# Best bedding?!



## jessica_alicex (Apr 28, 2015)

Soon I am hoping to get a second-hand detolf for my Gerbils .And because alot of bedding will be needed I would like to find a cheaper alternative to carefresh,
I was looking around and saw that you can use arogos children's play sand.
http://www.argos.co.uk/m/static/Product/partNumber/3650574.htm. Is it a good idea and is it safe?
Or would megazorb be a better option can I have the pros and cons of megazorb and aspen if you have used them
Thank You :3 xx


----------



## SixStar (Dec 8, 2009)

I don't have gerbils but I use Fitch for my Syrian - £20 for 20kg delivered - paper based, very soft, non-dusty, holds burrowing tunnels well. I have used Carefresh, Megazorb and Aspen in the past but much prefer Fitch to all of those. The cheapest of the lot too.

He has a 100cm x 50cm cage and I give a good 4-5 inches of substrate, the bale lasts for absolutely ages (I spot-clean daily so the whole lot only needs changing every 3/4 weeks).

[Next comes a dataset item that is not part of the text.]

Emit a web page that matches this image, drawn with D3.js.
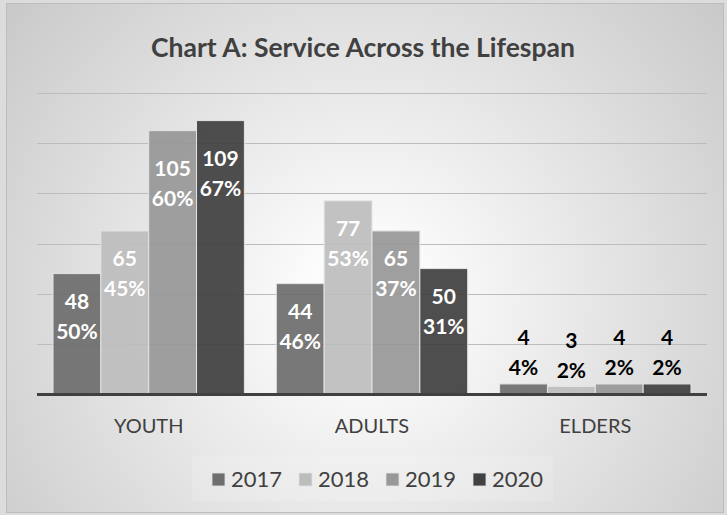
<!DOCTYPE html>
<html>
<head>
<meta charset="utf-8">
<script src="https://cdn.jsdelivr.net/npm/d3@7"></script>
<style>
  html, body { margin: 0; padding: 0; background: #dcdcdc; }
  svg { display: block; }
  text { font-family: Lato, "Open Sans", sans-serif; }
</style>
</head>
<body>
<div id="chart"></div>
<script>
// chart data
const categories = ['YOUTH', 'ADULTS', 'ELDERS'];
const years = ['2017', '2018', '2019', '2020'];
const counts = {
  '2017': [48, 44, 4],
  '2018': [65, 77, 3],
  '2019': [105, 65, 4],
  '2020': [109, 50, 4]
};
const percents = {
  '2017': ['50%', '46%', '4%'],
  '2018': ['45%', '53%', '2%'],
  '2019': ['60%', '37%', '2%'],
  '2020': ['67%', '31%', '2%']
};
const yTicks = [0, 20, 40, 60, 80, 100, 120];

const colors = { '2017': '#6e6e6e', '2018': '#bdbdbd', '2019': '#989898', '2020': '#414141' };

const width = 727, height = 515;
const svg = d3.select('#chart').append('svg')
  .attr('width', width)
  .attr('height', height);

// radial grey background
const defs = svg.append('defs');
const grad = defs.append('radialGradient')
  .attr('id', 'bg')
  .attr('gradientUnits', 'userSpaceOnUse')
  .attr('cx', 365).attr('cy', 300).attr('r', 520);
grad.append('stop').attr('offset', '0').attr('stop-color', '#ffffff');
grad.append('stop').attr('offset', '0.12').attr('stop-color', '#fbfbfb');
grad.append('stop').attr('offset', '1').attr('stop-color', '#c2c2c2');

svg.append('rect')
  .attr('x', 6.5).attr('y', 3.5)
  .attr('width', width - 10).attr('height', height - 6)
  .attr('fill', 'url(#bg)')
  .attr('stroke', '#bdbdbd');

// title
svg.append('text')
  .attr('x', 363).attr('y', 57)
  .attr('text-anchor', 'middle')
  .attr('font-size', 26.5)
  .attr('font-weight', 'bold')
  .attr('fill', '#404040')
  .text('Chart A: Service Across the Lifespan');

const plot = { left: 37, right: 707, top: 93, bottom: 394 };

const x0 = d3.scaleBand()
  .domain(categories)
  .range([plot.left, plot.right])
  .paddingInner(0.143)
  .paddingOuter(0.0717);

const x1 = d3.scaleBand()
  .domain(years)
  .range([0, x0.bandwidth()]);

const y = d3.scaleLinear()
  .domain([0, 120])
  .range([plot.bottom, plot.top]);

// gridlines
svg.append('g')
  .selectAll('line')
  .data(yTicks.filter(d => d > 0))
  .join('line')
  .attr('x1', plot.left).attr('x2', plot.right)
  .attr('y1', d => Math.round(y(d)) + 0.5)
  .attr('y2', d => Math.round(y(d)) + 0.5)
  .attr('stroke', '#bcbcbc')
  .attr('stroke-width', 1);

// bars
const rows = [];
categories.forEach((c, i) => {
  years.forEach(yr => {
    rows.push({ cat: c, year: yr, value: counts[yr][i], pct: percents[yr][i] });
  });
});

const bars = svg.append('g');
bars.selectAll('rect')
  .data(rows)
  .join('rect')
  .attr('x', d => x0(d.cat) + x1(d.year))
  .attr('y', d => y(d.value))
  .attr('width', x1.bandwidth())
  .attr('height', d => y(0) - y(d.value))
  .attr('fill', d => colors[d.year])
  .attr('fill-opacity', 0.93)
  .attr('stroke', '#e4e4e4')
  .attr('stroke-width', 1);

// baseline
svg.append('line')
  .attr('x1', plot.left).attr('x2', plot.right)
  .attr('y1', y(0) + 0.5).attr('y2', y(0) + 0.5)
  .attr('stroke', '#404040')
  .attr('stroke-width', 3);

// value labels
const labels = svg.append('g')
  .attr('font-size', 21)
  .attr('font-weight', 'bold')
  .attr('text-anchor', 'middle');

rows.forEach(d => {
  const cx = x0(d.cat) + x1(d.year) + x1.bandwidth() / 2;
  const top = y(d.value);
  const inside = d.value > 20;
  // the two tallest bars keep their labels a bit lower, as in the original
  const shift = d.value > 100 ? 10 : 0;
  const l1 = inside ? top + 28 + shift : top - 46;
  const l2 = inside ? top + 58 + shift : top - 16;
  const fill = inside ? '#ffffff' : '#000000';
  labels.append('text')
    .attr('x', cx).attr('y', l1).attr('dy', '0.35em')
    .attr('fill', fill).text(d.value);
  labels.append('text')
    .attr('x', cx).attr('y', l2).attr('dy', '0.35em')
    .attr('fill', fill).text(d.pct);
});

// category axis labels
svg.append('g')
  .selectAll('text')
  .data(categories)
  .join('text')
  .attr('x', d => x0(d) + x0.bandwidth() / 2)
  .attr('y', 433)
  .attr('text-anchor', 'middle')
  .attr('font-size', 20)
  .attr('fill', '#404040')
  .text(d => d);

// legend
const legend = svg.append('g');
legend.append('rect')
  .attr('x', 192).attr('y', 456)
  .attr('width', 361).attr('height', 45)
  .attr('fill', '#ffffff').attr('fill-opacity', 0.14);

const item = legend.selectAll('g.item')
  .data(years)
  .join('g')
  .attr('class', 'item')
  .attr('transform', (d, i) => 'translate(' + (212 + i * 87) + ',473)');

item.append('rect')
  .attr('width', 13).attr('height', 13)
  .attr('fill', d => colors[d])
  .attr('stroke', '#e4e4e4')
  .attr('stroke-width', 0.8);

item.append('text')
  .attr('x', 19).attr('y', 6.5).attr('dy', '0.36em')
  .attr('font-size', 22)
  .attr('fill', '#404040')
  .text(d => d);
</script>
</body>
</html>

http://www.fitchrecycling.co.uk/ani...dding/fitch-pet-bedding-single-bale-20kg.html


----------



## 5calimo32 (May 26, 2015)

We have always used soil or compost as it is very natural and safe to dig in when sprayed with water regularly to keep moist it will last over a month.
Anything easy to make tunnels in is good.


----------